Ørsted to fund its cable re-do
The cost of reinstalling a section of one of the two cables off town beach that has been exposed — the Deepwater Wind/Ørsted’s transmission cable — will be paid for by Ørsted and not passed off to the public, says the company.
The other cable is owned by National Grid, and that company has stated that the cost of reinstalling a section of its sea2shore cable might be shared by mainland and island ratepayers.
National Grid and Ørsted’s cables became exposed due to shifting sands and dense sediment in the surf zone at the beach. Both cables are a component of the Block Island Wind Farm. National Grid’s sea2shore cable connects the island to the mainland, while Ørsted’s export cable links the wind farm to the island’s electrical grid.
When reached for comment, Meaghan Wims, spokesperson for Deepwater Wind/Ørsted, said, “Ørsted will pay for any repairs needed with our Block Island Wind Farm cable, as our power contract does not provide for passing any such costs onto ratepayers.” She noted that the company was “in the design phase of a plan to reinstall a limited section” of its cable. “At the same time, we’re exploring whether there are other methods to ensure the cable maintains a proper long-term burial depth.”
Michael Masseur, a spokesman for National Grid, said, “Based on our surveys, we've had, at times, up to approximately 100 feet of cable exposed in an area between 50 and 150 feet seaward of the low tide mark. We're estimating 1,500 to 2,000 feet of new cable that would extend from the beach parking lot out into the water.”
On June 6, National Grid representatives held an informational session at the Block Island Visitor’s Center, when John Lamontagne, Director of National Grid’s Strategic Communications, said the cable reinstallation cost might be socialized; meaning ratepayers on Block Island, and the mainland, would be on the hook for the cost. There is also the cost of running the Block Island Utility District’s diesel generators, to provide power to the island community, when National Grid’s cable is shut down during the reinstallation process.
New Shoreham Town Manager Ed Roberge said the town “remains active and involved in the design and permitting process” regarding National Grid’s cable reinstallation plans. “The design will be finalized later this year. National Grid will be holding a follow up meeting in August, which we will attend to get more information. They want to have the complete design done by the end of the year, so the project can go out to bid.”
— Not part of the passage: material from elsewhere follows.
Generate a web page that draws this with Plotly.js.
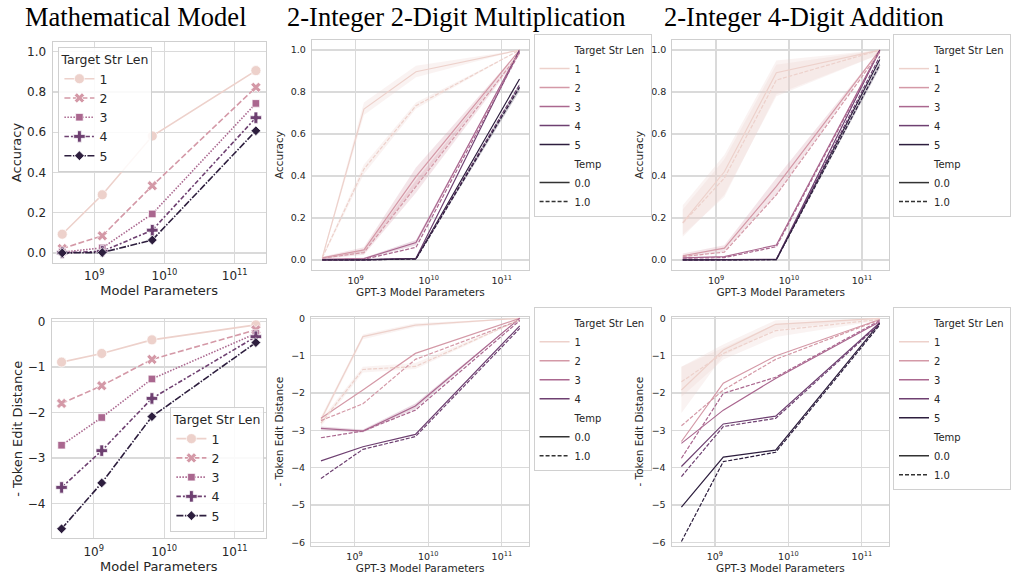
<!DOCTYPE html>
<html><head><meta charset="utf-8">
<script src="https://cdn.plot.ly/plotly-3.0.1.min.js"></script>
<style>html,body{margin:0;padding:0;background:#fff}#chart{width:1011px;height:578px}</style>
</head><body><div id="chart"></div>
<script>
// ---------------- data ----------------
const strLens = ['1', '2', '3', '4', '5'];
const temps = ['0.0', '1.0'];
const hueColors = ['#edd1cb', '#d499a7', '#aa678f', '#6e4071', '#2d1e3e'];
const mathParams = [3.5e8, 1.3e9, 6.7e9, 2.0e11];
const gptParams = [3.5e8, 1.3e9, 6.7e9, 1.75e11];
const xTickVals = [1e9, 1e10, 1e11];
const xTickText = ['10<sup>9</sup>', '10<sup>10</sup>', '10<sup>11</sup>'];

// Mathematical model (rows = target str len 1..5)
const mathAccuracy = [
  [0.093, 0.289, 0.581, 0.906],
  [0.022, 0.085, 0.334, 0.823],
  [0.004, 0.025, 0.194, 0.743],
  [0.001, 0.008, 0.113, 0.672],
  [0.000, 0.002, 0.064, 0.607]
];
const mathEditDist = [
  [-0.89, -0.70, -0.40, -0.07],
  [-1.80, -1.41, -0.83, -0.18],
  [-2.72, -2.11, -1.26, -0.26],
  [-3.65, -2.84, -1.69, -0.33],
  [-4.56, -3.55, -2.09, -0.46]
];

// 2-Integer 2-Digit Multiplication, accuracy
const mulAccT0 = [
  [0.011, 0.719, 0.897, 1.000],
  [0.010, 0.048, 0.397, 1.000],
  [0.003, 0.006, 0.083, 1.000],
  [0.000, 0.001, 0.008, 1.000],
  [0.000, 0.000, 0.006, 0.862]
];
const mulAccT1 = [
  [0.011, 0.433, 0.735, 1.000],
  [0.008, 0.035, 0.350, 0.985],
  [0.001, 0.003, 0.060, 0.990],
  [0.000, 0.000, 0.006, 0.835],
  [0.000, 0.000, 0.004, 0.822]
];
// 2-Integer 4-Digit Addition, accuracy
const addAccT0 = [
  [0.178, 0.420, 0.892, 1.000],
  [0.020, 0.056, 0.350, 1.000],
  [0.010, 0.016, 0.071, 1.000],
  [0.000, 0.002, 0.003, 1.000],
  [0.000, 0.000, 0.001, 0.955]
];
const addAccT1 = [
  [0.175, 0.390, 0.857, 1.000],
  [0.016, 0.037, 0.310, 0.990],
  [0.008, 0.011, 0.063, 0.995],
  [0.000, 0.001, 0.002, 0.970],
  [0.000, 0.000, 0.001, 0.930]
];
// Multiplication, - token edit distance (levels 1..4)
const mulEditT0 = [
  [-2.72, -0.49, -0.18, 0.00],
  [-2.68, -1.92, -0.94, 0.00],
  [-2.95, -3.02, -2.35, 0.00],
  [-3.82, -3.44, -3.11, -0.20]
];
const mulEditT1 = [
  [-2.81, -1.37, -1.29, -0.04],
  [-2.74, -2.29, -1.10, -0.05],
  [-3.20, -3.02, -2.46, -0.06],
  [-4.29, -3.51, -3.17, -0.27]
];
// Addition, - token edit distance
const addEditT0 = [
  [-1.92, -0.85, -0.16, 0.00],
  [-3.30, -1.74, -1.01, -0.03],
  [-3.35, -2.46, -1.61, -0.09],
  [-3.97, -2.83, -2.62, -0.12],
  [-5.06, -3.72, -3.53, -0.13]
];
const addEditT1 = [
  [-1.70, -0.94, -0.33, -0.03],
  [-2.88, -1.92, -1.10, -0.04],
  [-3.75, -2.01, -1.58, -0.06],
  [-4.24, -2.90, -2.68, -0.15],
  [-5.98, -3.84, -3.59, -0.18]
];

// confidence bands: [series index, temp index, lower, upper]
const mulAccBands = [
  [0, 0, [0.005, 0.690, 0.870, 1.0], [0.017, 0.750, 0.925, 1.0]],
  [0, 1, [0.005, 0.410, 0.720, 1.0], [0.017, 0.455, 0.750, 1.0]],
  [1, 0, [0.005, 0.035, 0.355, 1.0], [0.015, 0.060, 0.440, 1.0]],
  [1, 1, [0.004, 0.025, 0.320, 0.975], [0.012, 0.045, 0.380, 0.995]],
  [2, 0, [0.001, 0.003, 0.070, 1.0], [0.005, 0.010, 0.095, 1.0]],
  [4, 1, [0.000, 0.000, 0.002, 0.805], [0.000, 0.000, 0.006, 0.840]]
];
const addAccBands = [
  [0, 0, [0.110, 0.310, 0.780, 0.98], [0.260, 0.500, 0.950, 1.0]],
  [0, 1, [0.120, 0.300, 0.790, 0.98], [0.240, 0.480, 0.930, 1.0]],
  [1, 0, [0.012, 0.040, 0.310, 1.0], [0.030, 0.070, 0.390, 1.0]],
  [4, 1, [0.000, 0.000, 0.000, 0.915], [0.000, 0.000, 0.002, 0.945]]
];
const mulEditBands = [
  [0, 0, [-2.80, -0.56, -0.23, 0.0], [-2.64, -0.43, -0.13, 0.0]],
  [0, 1, [-2.90, -1.45, -1.36, -0.06], [-2.72, -1.30, -1.20, -0.02]],
  [2, 0, [-3.00, -3.06, -2.42, 0.0], [-2.90, -2.98, -2.28, 0.0]]
];
const addEditBands = [
  [0, 0, [-2.54, -1.00, -0.30, 0.0], [-1.30, -0.70, -0.05, 0.0]],
  [0, 1, [-2.10, -1.10, -0.50, -0.06], [-1.30, -0.78, -0.15, 0.0]]
];

// ---------------- helpers ----------------
function rgba(hex, a) {
  const n = parseInt(hex.slice(1), 16);
  return 'rgba(' + ((n >> 16) & 255) + ',' + ((n >> 8) & 255) + ',' + (n & 255) + ',' + a + ')';
}
const TICK = '#262626';
const FONT = 'DejaVu Sans, sans-serif';
const data = [];

// Mathematical model panels: lines + markers, seaborn-style dashes/markers
const mathSymbols = ['circle', 'x', 'square', 'cross', 'diamond'];
const mathSizes = [10, 9, 7.5, 9.5, 7.5];
const mathDashes = ['solid', '6px,2.5px', '1.5px,1.5px', '4.5px,2px,2px,2px', '7px,1.5px,1.5px,1.5px'];
function addMath(values, xa, ya, legendId) {
  values.forEach(function (row, i) {
    data.push({
      type: 'scatter', mode: 'lines+markers', x: mathParams, y: row,
      xaxis: xa, yaxis: ya, legend: legendId, name: strLens[i],
      line: {color: hueColors[i], width: 1.6, dash: mathDashes[i]},
      marker: {symbol: mathSymbols[i], size: mathSizes[i], color: hueColors[i], line: {color: '#ffffff', width: 0.7}},
      hoverinfo: 'x+y'
    });
  });
}
addMath(mathAccuracy, 'x', 'y', 'legend');
addMath(mathEditDist, 'x4', 'y4', 'legend4');

// GPT-3 panels: legend rows, bands, lines
function addLegendRows(legendId, xa, ya, nLevels) {
  const blank = {type: 'scatter', mode: 'lines', x: [null], y: [null], xaxis: xa, yaxis: ya,
    legend: legendId, line: {color: 'rgba(0,0,0,0)', width: 0}, hoverinfo: 'skip'};
  data.push(Object.assign({}, blank, {name: 'Target Str Len'}));
  for (let i = 0; i < nLevels; i++) {
    data.push(Object.assign({}, blank, {name: strLens[i], line: {color: hueColors[i], width: 1.5}}));
  }
  data.push(Object.assign({}, blank, {name: 'Temp'}));
  data.push(Object.assign({}, blank, {name: temps[0], line: {color: '#333333', width: 1.5}}));
  data.push(Object.assign({}, blank, {name: temps[1], line: {color: '#333333', width: 1.5, dash: '4px,2px'}}));
}
function addGpt(t0, t1, bands, xa, ya, legendId) {
  addLegendRows(legendId, xa, ya, t0.length);
  bands.forEach(function (b) {
    const lo = b[2], hi = b[3];
    data.push({
      type: 'scatter', mode: 'lines', x: gptParams.concat(gptParams.slice().reverse()),
      y: hi.concat(lo.slice().reverse()), fill: 'toself', fillcolor: rgba(hueColors[b[0]], 0.25),
      line: {width: 0, color: 'rgba(0,0,0,0)'}, xaxis: xa, yaxis: ya, showlegend: false, hoverinfo: 'skip'
    });
  });
  [t0, t1].forEach(function (set, ti) {
    set.forEach(function (row, i) {
      data.push({
        type: 'scatter', mode: 'lines', x: gptParams, y: row, xaxis: xa, yaxis: ya,
        name: strLens[i] + ' / ' + temps[ti], showlegend: false,
        line: {color: hueColors[i], width: 1.2, dash: ti === 0 ? 'solid' : '4px,1.6px'}
      });
    });
  });
}
addGpt(mulAccT0, mulAccT1, mulAccBands, 'x2', 'y2', 'legend2');
addGpt(addAccT0, addAccT1, addAccBands, 'x3', 'y3', 'legend3');
addGpt(mulEditT0, mulEditT1, mulEditBands, 'x5', 'y5', 'legend5');
addGpt(addEditT0, addEditT1, addEditBands, 'x6', 'y6', 'legend6');

// ---------------- layout ----------------
const GRID = '#dadada';
function xAxis(domain, range, anchor, title, fs, tfs, standoff) {
  return {
    domain: domain, anchor: anchor, type: 'log', range: range,
    tickvals: xTickVals, ticktext: xTickText, ticks: '', ticklabelstandoff: 2,
    tickfont: {family: FONT, size: tfs, color: TICK},
    title: {text: title, font: {family: FONT, size: fs, color: TICK}, standoff: standoff},
    showgrid: true, gridcolor: GRID, gridwidth: 1.2, zeroline: false,
    showline: true, mirror: true, linecolor: '#cfcfcf', linewidth: 1, automargin: false, fixedrange: true
  };
}
function yAxis(domain, range, anchor, title, fs, tfs, vals, text, standoff) {
  return {
    domain: domain, anchor: anchor, range: range, tickvals: vals, ticktext: text, ticks: '',
    ticklabelstandoff: 3, tickfont: {family: FONT, size: tfs, color: TICK},
    title: {text: title, font: {family: FONT, size: fs, color: TICK}, standoff: standoff},
    showgrid: true, gridcolor: GRID, gridwidth: 1.2, zeroline: false,
    showline: true, mirror: true, linecolor: '#cfcfcf', linewidth: 1, automargin: false, fixedrange: true
  };
}
const accVals = [0, 0.2, 0.4, 0.6, 0.8, 1.0];
const accText = ['0.0', '0.2', '0.4', '0.6', '0.8', '1.0'];
const ed4Vals = [0, -1, -2, -3, -4];
const ed4Text = ['0', '\u22121', '\u22122', '\u22123', '\u22124'];
const ed6Vals = [0, -1, -2, -3, -4, -5, -6];
const ed6Text = ['0', '\u22121', '\u22122', '\u22123', '\u22124', '\u22125', '\u22126'];

function legendBox(x, y, yanchor, fs, title) {
  const l = {
    x: x, y: y, xanchor: 'left', yanchor: yanchor, bgcolor: 'rgba(255,255,255,0.85)',
    bordercolor: '#d0d0d0', borderwidth: 1, font: {family: FONT, size: fs, color: TICK},
    tracegroupgap: 0, itemclick: false, itemdoubleclick: false
  };
  if (title) l.title = {text: title, side: 'top center', font: {family: FONT, size: fs, color: TICK}};
  return l;
}

const titleFont = {family: 'Liberation Serif, Times New Roman, serif', size: 26.5, color: '#000000'};
const layout = {
  width: 1011, height: 578, margin: {l: 0, r: 0, t: 0, b: 0},
  paper_bgcolor: '#ffffff', plot_bgcolor: '#ffffff', showlegend: true,
  xaxis: xAxis([0.0534, 0.2697], [8.407, 11.44], 'y', 'Model Parameters', 13, 12, 3),
  yaxis: yAxis([0.545, 0.9273], [-0.05, 1.048], 'x', 'Accuracy', 13, 12, accVals, accText, 2),
  xaxis2: xAxis([0.3165, 0.5371], [8.4, 11.373], 'y2', 'GPT-3 Model Parameters', 10.5, 9.5, 3),
  yaxis2: yAxis([0.5329, 0.9308], [-0.048, 1.048], 'x2', 'Accuracy', 10.5, 9.5, accVals, accText, 5),
  xaxis3: xAxis([0.6825, 0.9028], [8.4, 11.373], 'y3', 'GPT-3 Model Parameters', 10.5, 9.5, 3),
  yaxis3: yAxis([0.5329, 0.9308], [-0.048, 1.048], 'x3', 'Accuracy', 10.5, 9.5, accVals, accText, 5),
  xaxis4: xAxis([0.0527, 0.2697], [8.407, 11.44], 'y4', 'Model Parameters', 13, 12, 3),
  yaxis4: yAxis([0.0687, 0.4476], [-4.77, 0.053], 'x4', '- Token Edit Distance', 13, 12, ed4Vals, ed4Text, 2),
  xaxis5: xAxis([0.3158, 0.5374], [8.41, 11.373], 'y5', 'GPT-3 Model Parameters', 10.5, 9.5, 3),
  yaxis5: yAxis([0.0554, 0.451], [-6.1, 0.027], 'x5', '- Token Edit Distance', 10.5, 9.5, ed6Vals, ed6Text, 5),
  xaxis6: xAxis([0.6818, 0.9028], [8.41, 11.373], 'y6', 'GPT-3 Model Parameters', 10.5, 9.5, 3),
  yaxis6: yAxis([0.0554, 0.451], [-6.1, 0.027], 'x6', '- Token Edit Distance', 10.5, 9.5, ed6Vals, ed6Text, 5),
  legend: legendBox(0.0593, 0.919, 'top', 12.5, 'Target Str Len'),
  legend4: legendBox(0.173, 0.080, 'bottom', 12.5, 'Target Str Len'),
  legend2: legendBox(0.5417, 0.941, 'top', 10),
  legend3: legendBox(0.9067, 0.941, 'top', 10),
  legend5: legendBox(0.5417, 0.4683, 'top', 10),
  legend6: legendBox(0.9067, 0.4683, 'top', 10),
  annotations: [
    {text: 'Mathematical Model', x: 140 / 1011, y: 1 - 17 / 578, xref: 'paper', yref: 'paper', showarrow: false, font: titleFont, xanchor: 'center', yanchor: 'middle'},
    {text: '2-Integer 2-Digit Multiplication', x: 469 / 1011, y: 1 - 17 / 578, xref: 'paper', yref: 'paper', showarrow: false, font: titleFont, xanchor: 'center', yanchor: 'middle'},
    {text: '2-Integer 4-Digit Addition', x: 825 / 1011, y: 1 - 17 / 578, xref: 'paper', yref: 'paper', showarrow: false, font: titleFont, xanchor: 'center', yanchor: 'middle'}
  ]
};

Plotly.newPlot('chart', data, layout, {displayModeBar: false, staticPlot: true});
</script>
</body></html>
New Shoreham town officials, including Roberge, and Facilities Manager Sam Bird, have been seeking a long-term solution since the cables became exposed in August of 2018. Roberge said National Grid intends to commence the reinstallation process in October of 2020. “I’m writing a report that I will be bringing to the Town Council concerning the project,” said Roberge, who noted that he is working on an agreement with National Grid for maintaining, monitoring, and enforcement of a buoy field designating a no-anchor zone at Town Beach.
Roberge said the town received $189,450 from National Grid last year for allowing deployment of a no-anchor zone at the beach. He said this year’s agreement would come with a similar price tag. “It’s the same premise.” The $189,450 has been assigned to the town’s Infrastructure Fund, established in 2015, to finance future renovations and improvements to the town’s infrastructure. The balance of that fund, including National Grid’s payment, is $508,920.
The Rhode Island Coastal Resources Management Council has been monitoring the issue with the cables at the town beach. Laura Dwyer, a spokesperson for the CRMC, informed The Times that the agency has “an enforcement order” on both of the cables. The CRMC has ordered both companies to reinstall their cables by the spring of 2021.
“National Grid is definitely going to directionally drill from land,” said Dwyer. “Accretion has occurred at both cable locations, so that provides a bit of a buffer, but all parties are still moving forward with the permanent solution.” In layman’s terms, Dwyer meant that sand has accumulated over both of the cables, but shifting sands may expose them again, and a long-term solution has been ordered.
The reinstallation project, which officials from National Grid have called “complex,” will involve splicing the cable offshore and on land, and installing two new manholes in the beach parking lot. Town officials said they would evaluate the design plans to see if they go outside the designated easement area. There is also the matter of addressing the existing manholes and the conduit located under the dunes.
As for the wind farm, in two months it will be the third anniversary of its completion. The final blade was installed on turbine number five on August 18, 2016. It began providing power to the island nine months later, on May 1, 2017, when the Block Island Power Company’s diesel generators were turned off.